Solistenensemble des Philharmonischen Orchesters Freiburg

Solistenensemble des SWR Sinfonieorchesters Baden-Baden und Freiburg

Experimentalstudio der Heinrich-Strobel-Stiftung des SWR, Freiburg, dir. André Richard – electronics

Peter Hirsch, Kwamé Ryan – conductors

 

Col legno 2SACD 20605 [Includes booklet with texts by André Richard, Lydia Jescke, Peter Hirsch and Dorothee Schabert, and listening score by Klaus Pauler]

 

 

Prometeo is an immense extravagance. So much of the work’s success depends upon its spatial projection inside a large hall and the theatre created by constellations of performers that it may be foolish even attempting to capture it on disc.

Col legno have, however, attempted a rapprochement with Nono’s lavish production. As with other recent releases, Prometeo has been released on hybrid SACD, allowing for full surround-sound listening (if you have the facilities)* . The recording is also supported by two thick booklets: one containing extensive sleevenotes, the other a ‘listening score’. This is a generously packaged recording. Unfortunately I don’t have a surround-sound hi-fi, or the technology to get the most out of SACD quality sound. So I will note only that although the spatial effects are inevitably compromised on a standard hi-fi, the recording quality is still extremely good.

With all these caveats in place, how is this Prometeo for the home listener? To their credit, col legno have anticipated the problems inherent in the project and, through that sumptuous documentation, created a different, but equally vivid, projection of the piece through its text. The second CD booklet presents the original libretto for Prometeo, composed for Nono by Massimo Cacciari, additional sources that Nono incorporated and, finally, a ‘listening score’, in which the entire work is mapped out, syllable by syllable, with respect to CD timings and vocal part. This latter deftly guides the listener through the piece, clarifying layers of intertextuality and large-scale structural relationships across the piece.

The narrative motors of the story – its characters, settings and dramatic set pieces – emerge more strongly than is possible in a purely aural setting. Most surprising are the relations between text and music, with musical form frequently delineated by Nono’s switch from one text source to another. Although these reveals show us much of Nono’s stagecraft, at the same time they show additional depths to the music that would otherwise be hard to penetrate: the dialogue between Io and Prometheus in ‘Island 2’, or the intertwined stanzas of Cacciari’s Master of the Game in ‘3 Voices (b)’, for example.

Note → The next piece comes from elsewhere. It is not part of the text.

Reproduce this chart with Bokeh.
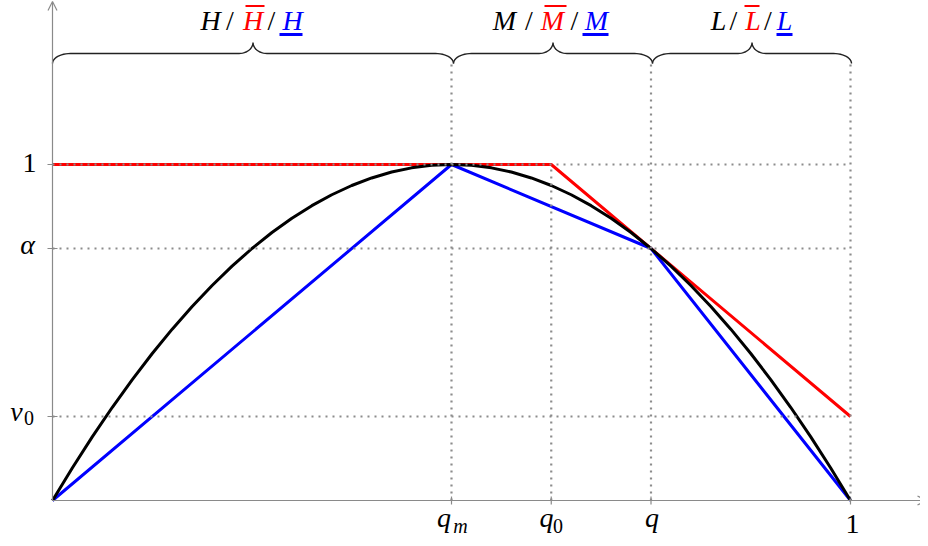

Nono preferred to keep much of what he composed obscure, even entirely hidden, from the listener. The instances – found in Prometeo, and other late works such as Fragmente-Stille – of texts written in the score, alongside instructions that they should never be read aloud, are an extreme example of the almost mystical power Nono invested in the ability of music to effect communication between the composer’s notation and the listener. Knowing that there is such detail in this music – and at the same time knowing that much of it will remain unattainable – is part of what gives Nono’s music its vitality. The gift of this col legno production is that, even with many of these details exposed, it shows how much remains to explore.